North Atlantic is getting less salty, but it's too soon to blame climate change
Salinity in the North Atlantic dropped dramatically over the last decade, according to a new study that used data from a floating network of sensors to get the most detailed picture yet of changing ocean conditions in the region.
But researchers say it's too soon to say whether the decline is due to an influx of freshwater from melting ice on land or sea, or part of a natural, longer term cycle. A research team at Columbia University's Lamont-Doherty Earth Observatory and Johns Hopkins University published the results in the Journal of Climate's April issue.
Between 2004 and 2015, salinity fell by as much as half a gram of salt per kilogram of seawater in the sub-polar North Atlantic, a region that includes the Labrador Sea dividing Canada and western Greenland.

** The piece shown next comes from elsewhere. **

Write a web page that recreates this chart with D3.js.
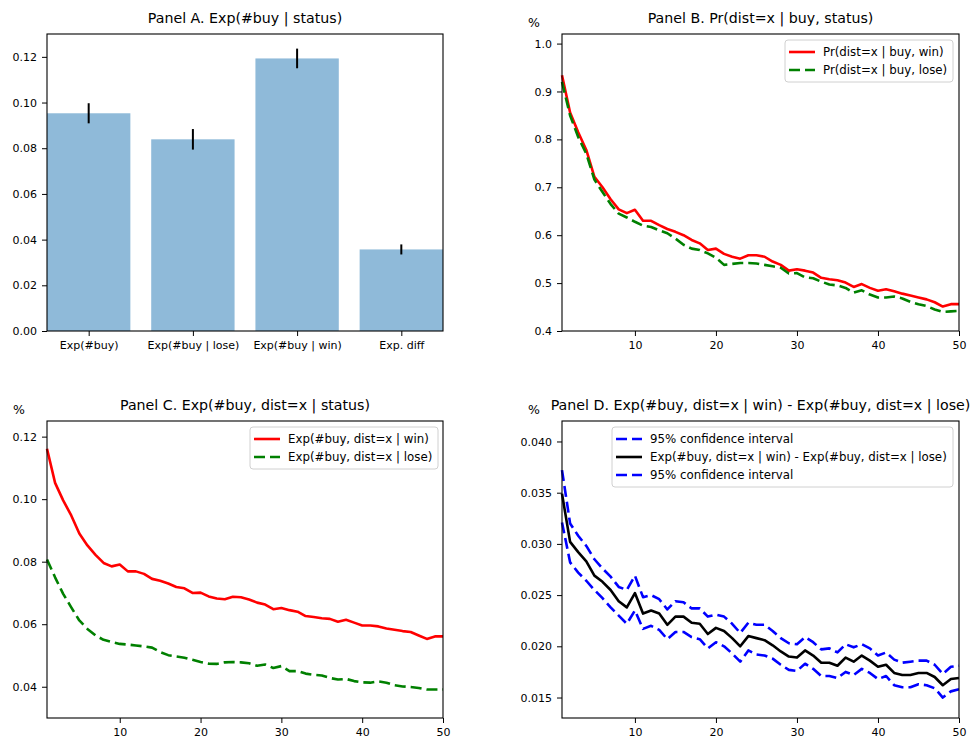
<!DOCTYPE html>
<html>
<head>
<meta charset="utf-8">
<script src="https://cdn.jsdelivr.net/npm/d3@7"></script>
<style>
body{margin:0;background:#fff;}
svg text{font-family:"DejaVu Sans",sans-serif;fill:#000;}
</style>
</head>
<body>
<svg class="fig" width="971" height="739"></svg>
<script>
// bar panel
var barLabels = ["Exp(#buy)","Exp(#buy | lose)","Exp(#buy | win)","Exp. diff"];
var barValues = [0.0953,0.0839,0.1193,0.0357];
var barErr = [0.0044,0.0045,0.0043,0.0022];
var barTicks = [0,0.02,0.04,0.06,0.08,0.10,0.12];

// distance 1..50
var dist = d3.range(1,51);
var xTicks = [10,20,30,40,50];

var prWin = [0.934,0.856,0.815,0.778,0.722,0.700,0.675,0.654,0.646,0.653,
    0.630,0.630,0.621,0.613,0.607,0.600,0.590,0.583,0.569,0.572,
    0.561,0.555,0.551,0.558,0.558,0.555,0.545,0.538,0.526,0.529,
    0.526,0.522,0.511,0.508,0.506,0.501,0.492,0.498,0.490,0.484,
    0.487,0.483,0.478,0.474,0.470,0.466,0.460,0.451,0.456,0.456];
var prLose = [0.920,0.850,0.805,0.770,0.716,0.690,0.665,0.645,0.637,0.628,
    0.620,0.617,0.610,0.604,0.593,0.580,0.572,0.569,0.562,0.553,
    0.538,0.540,0.542,0.542,0.541,0.538,0.535,0.532,0.520,0.521,
    0.512,0.510,0.503,0.497,0.495,0.490,0.480,0.485,0.476,0.470,
    0.470,0.472,0.468,0.461,0.456,0.452,0.445,0.440,0.441,0.442];
var prTicks = [0.4,0.5,0.6,0.7,0.8,0.9,1.0];

var expWin = [0.1161,0.1052,0.0996,0.0948,0.0890,0.0852,0.0822,0.0796,0.0785,0.0791,
    0.0769,0.0769,0.0761,0.0745,0.0739,0.0730,0.0719,0.0715,0.0700,0.0701,
    0.0689,0.0682,0.0680,0.0688,0.0686,0.0679,0.0669,0.0663,0.0648,0.0652,
    0.0645,0.0640,0.0626,0.0623,0.0619,0.0617,0.0608,0.0614,0.0605,0.0596,
    0.0596,0.0593,0.0586,0.0582,0.0578,0.0575,0.0564,0.0553,0.0561,0.0561];
var expLose = [0.0807,0.0750,0.0697,0.0654,0.0612,0.0585,0.0564,0.0550,0.0543,0.0537,
    0.0535,0.0532,0.0529,0.0525,0.0511,0.0501,0.0497,0.0493,0.0486,0.0479,
    0.0474,0.0473,0.0478,0.0479,0.0478,0.0475,0.0467,0.0471,0.0460,0.0466,
    0.0450,0.0450,0.0442,0.0438,0.0436,0.0428,0.0423,0.0425,0.0418,0.0414,
    0.0413,0.0417,0.0413,0.0405,0.0401,0.0399,0.0396,0.0391,0.0391,0.0391];
var expTicks = [0.04,0.06,0.08,0.10,0.12];

var diffMid = [0.0349,0.0302,0.0292,0.0283,0.0269,0.0263,0.0255,0.0244,0.0238,0.0252,
    0.0232,0.0235,0.0232,0.0221,0.0229,0.0229,0.0223,0.0222,0.0212,0.0218,
    0.0215,0.0208,0.0200,0.0210,0.0208,0.0206,0.0201,0.0195,0.0190,0.0189,
    0.0196,0.0191,0.0184,0.0184,0.0181,0.0189,0.0185,0.0191,0.0186,0.0180,
    0.0182,0.0174,0.0172,0.0172,0.0174,0.0174,0.0170,0.0162,0.0168,0.0169];
var diffHigh = [0.0372,0.0320,0.0308,0.0298,0.0285,0.0276,0.0268,0.0258,0.0255,0.0269,
    0.0248,0.0250,0.0246,0.0236,0.0244,0.0243,0.0237,0.0237,0.0229,0.0231,
    0.0229,0.0222,0.0213,0.0223,0.0221,0.0221,0.0215,0.0208,0.0203,0.0202,
    0.0209,0.0204,0.0197,0.0198,0.0194,0.0202,0.0199,0.0202,0.0198,0.0191,
    0.0194,0.0187,0.0184,0.0185,0.0186,0.0186,0.0182,0.0173,0.0180,0.0181];
var diffLow = [0.0321,0.0282,0.0272,0.0264,0.0255,0.0247,0.0238,0.0230,0.0222,0.0235,
    0.0217,0.0220,0.0216,0.0207,0.0214,0.0214,0.0209,0.0207,0.0198,0.0204,
    0.0200,0.0193,0.0185,0.0196,0.0192,0.0191,0.0188,0.0182,0.0177,0.0176,
    0.0183,0.0178,0.0171,0.0171,0.0169,0.0175,0.0172,0.0178,0.0174,0.0168,
    0.0171,0.0162,0.0160,0.0160,0.0163,0.0162,0.0159,0.0150,0.0156,0.0158];
var diffTicks = [0.015,0.020,0.025,0.030,0.035,0.040];

var svg = d3.select("svg.fig");
var DASH = "11,5";

var drawTitle = function(box,t,pct){
    svg.append("text")
        .attr("x",(box.l+box.r)/2)
        .attr("y",box.t-11)
        .attr("text-anchor","middle")
        .attr("font-size",14.2)
        .text(t);
    if(pct){
        svg.append("text")
            .attr("x",box.l-28)
            .attr("y",box.t-7)
            .attr("text-anchor","middle")
            .attr("font-size",12.5)
            .text("%");
    }
};

var drawAxes = function(box,x,y,yTicks,yFmt,xTickVals,xFmt){
    var ga = svg.append("g").attr("transform","translate(0,"+box.b+")")
        .call(d3.axisBottom(x).tickValues(xTickVals).tickFormat(xFmt).tickSize(5).tickPadding(5));
    var gl = svg.append("g").attr("transform","translate("+box.l+",0)")
        .call(d3.axisLeft(y).tickValues(yTicks).tickFormat(yFmt).tickSize(5).tickPadding(5));
    [ga,gl].forEach(function(g){
        g.select(".domain").remove();
        g.selectAll("text").attr("font-size",11).attr("font-family","DejaVu Sans");
        g.selectAll("line").attr("stroke","#000").attr("stroke-width",1);
    });
    svg.append("rect")
        .attr("x",box.l).attr("y",box.t)
        .attr("width",box.r-box.l).attr("height",box.b-box.t)
        .attr("fill","none").attr("stroke","#000").attr("stroke-width",1.1);
};

var drawLegend = function(x0,y0,w,items){
    var g = svg.append("g");
    g.append("rect")
        .attr("x",x0).attr("y",y0)
        .attr("width",w).attr("height",items.length*18+6)
        .attr("rx",3)
        .attr("fill","#fff").attr("fill-opacity",0.8)
        .attr("stroke","#d0d0d0");
    items.forEach(function(it,i){
        var cy = y0+12+i*18;
        g.append("line")
            .attr("x1",x0+4).attr("x2",x0+30)
            .attr("y1",cy).attr("y2",cy)
            .attr("stroke",it.c).attr("stroke-width",2.6)
            .attr("stroke-dasharray",it.dash ? DASH : null);
        g.append("text")
            .attr("x",x0+38).attr("y",cy+4)
            .attr("font-size",11.8)
            .text(it.t);
    });
};

var lineGen = function(x,y){
    return d3.line().x(function(d){return x(d[0]);}).y(function(d){return y(d[1]);});
};

var drawSeries = function(x,y,vals,color,dash){
    svg.append("path")
        .datum(d3.zip(dist,vals))
        .attr("d",lineGen(x,y))
        .attr("fill","none")
        .attr("stroke",color)
        .attr("stroke-width",2.6)
        .attr("stroke-linejoin","round")
        .attr("stroke-dasharray",dash ? DASH : null);
};

// Panel A
var boxA = {l:47,r:443,t:34,b:331};
var xA = d3.scaleBand().domain(barLabels).range([boxA.l,boxA.r]).paddingInner(0.2).paddingOuter(0);
var yA = d3.scaleLinear().domain([0,0.13]).range([boxA.b,boxA.t]);
svg.selectAll("rect.bar")
    .data(barValues)
    .enter().append("rect")
    .attr("class","bar")
    .attr("x",function(d,i){return xA(barLabels[i]);})
    .attr("width",xA.bandwidth())
    .attr("y",function(d){return yA(d);})
    .attr("height",function(d){return yA(0)-yA(d);})
    .attr("fill","#8fbad9");
svg.selectAll("line.err")
    .data(barValues)
    .enter().append("line")
    .attr("class","err")
    .attr("x1",function(d,i){return xA(barLabels[i])+xA.bandwidth()/2;})
    .attr("x2",function(d,i){return xA(barLabels[i])+xA.bandwidth()/2;})
    .attr("y1",function(d,i){return yA(d-barErr[i]);})
    .attr("y2",function(d,i){return yA(d+barErr[i]);})
    .attr("stroke","#000").attr("stroke-width",2);
var xAc = d3.scalePoint().domain(barLabels).range([xA(barLabels[0])+xA.bandwidth()/2,xA(barLabels[3])+xA.bandwidth()/2]);
drawAxes(boxA,xAc,yA,barTicks,d3.format(".2f"),barLabels,function(d){return d;});
drawTitle(boxA,"Panel A. Exp(#buy | status)",false);

// Panel B
var boxB = {l:562,r:959,t:34,b:331};
var xB = d3.scaleLinear().domain([1,50]).range([boxB.l,boxB.r]);
var yB = d3.scaleLinear().domain([0.4,1.02]).range([boxB.b,boxB.t]);
drawSeries(xB,yB,prWin,"#ff0000",false);
drawSeries(xB,yB,prLose,"#008000",true);
drawAxes(boxB,xB,yB,prTicks,d3.format(".1f"),xTicks,d3.format("d"));
drawTitle(boxB,"Panel B. Pr(dist=x | buy, status)",true);
drawLegend(785,40,168,[
    {t:"Pr(dist=x | buy, win)",c:"#ff0000",dash:false},
    {t:"Pr(dist=x | buy, lose)",c:"#008000",dash:true}
]);

// Panel C
var boxC = {l:47,r:443,t:421,b:718};
var xC = d3.scaleLinear().domain([1,50]).range([boxC.l,boxC.r]);
var yC = d3.scaleLinear().domain([0.03,0.125]).range([boxC.b,boxC.t]);
drawSeries(xC,yC,expWin,"#ff0000",false);
drawSeries(xC,yC,expLose,"#008000",true);
drawAxes(boxC,xC,yC,expTicks,d3.format(".2f"),xTicks,d3.format("d"));
drawTitle(boxC,"Panel C. Exp(#buy, dist=x | status)",true);
drawLegend(250,427,188,[
    {t:"Exp(#buy, dist=x | win)",c:"#ff0000",dash:false},
    {t:"Exp(#buy, dist=x | lose)",c:"#008000",dash:true}
]);

// Panel D
var boxD = {l:562,r:959,t:421,b:718};
var xD = d3.scaleLinear().domain([1,50]).range([boxD.l,boxD.r]);
var yD = d3.scaleLinear().domain([0.013,0.042]).range([boxD.b,boxD.t]);
drawSeries(xD,yD,diffHigh,"#0000ff",true);
drawSeries(xD,yD,diffMid,"#000000",false);
drawSeries(xD,yD,diffLow,"#0000ff",true);
drawAxes(boxD,xD,yD,diffTicks,d3.format(".3f"),xTicks,d3.format("d"));
drawTitle(boxD,"Panel D. Exp(#buy, dist=x | win) - Exp(#buy, dist=x | lose)",true);
drawLegend(612,427,341,[
    {t:"95% confidence interval",c:"#0000ff",dash:true},
    {t:"Exp(#buy, dist=x | win) - Exp(#buy, dist=x | lose)",c:"#000000",dash:false},
    {t:"95% confidence interval",c:"#0000ff",dash:true}
]);
</script>
</body>
</html>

That's the equivalent of diluting the area with 5,000 cubic kilometers of freshwater, says the study's lead author Jan-Erik Tesdal, a PhD student at Columbia.
Though many forces cause salinity to rise and fall, the researchers attribute the immediate cause for the decline to changes in ocean circulation. A large system of circulating currents that deliver freshwater to the region, the sub-polar gyre, appears to be moving faster, propelled by stronger winds tied to the North Atlantic Oscillation climate pattern.
To put the changes in context, salinity fell twice as much in the early 1970s, equivalent to about 10,000 square kilometers of freshwater flooding the North Atlantic, suggesting that a natural cycle is at play. The drop, however, comes as Greenland's glaciers slide into the sea at a faster rate, and summer sea ice reaches record lows. Researchers haven't seen freshwater fluxes out of the Arctic Ocean increase much yet, but that could change soon.
"My suspicion is that we might soon see the outflow of fresher Arctic water to increase, which will eventually reach the sub-polar North Atlantic and cause a further decline in salinity," said Tesdal.
If climate change is causing the ocean freshening trend, that should become clear within the next 10 years, said study coauthor Thomas Haine, an oceanographer at Johns Hopkins University. "Right now it's ambiguous because of natural variability."
Oceanographers are keenly interested in the North Atlantic for its role in regulating Earth's climate and circulating the nutrients that feed marine life, from plankton to predator fish. Its dense, salty waters draw carbon dioxide from the air and send it deep into the ocean. In the process, nutrients mix through the water column, sustaining marine life. If salinity were to drop too far, some of this mixing would stop, reducing the North Atlantic's carbon dioxide uptake and nutrient cycling which would in turn influence climate and the food web.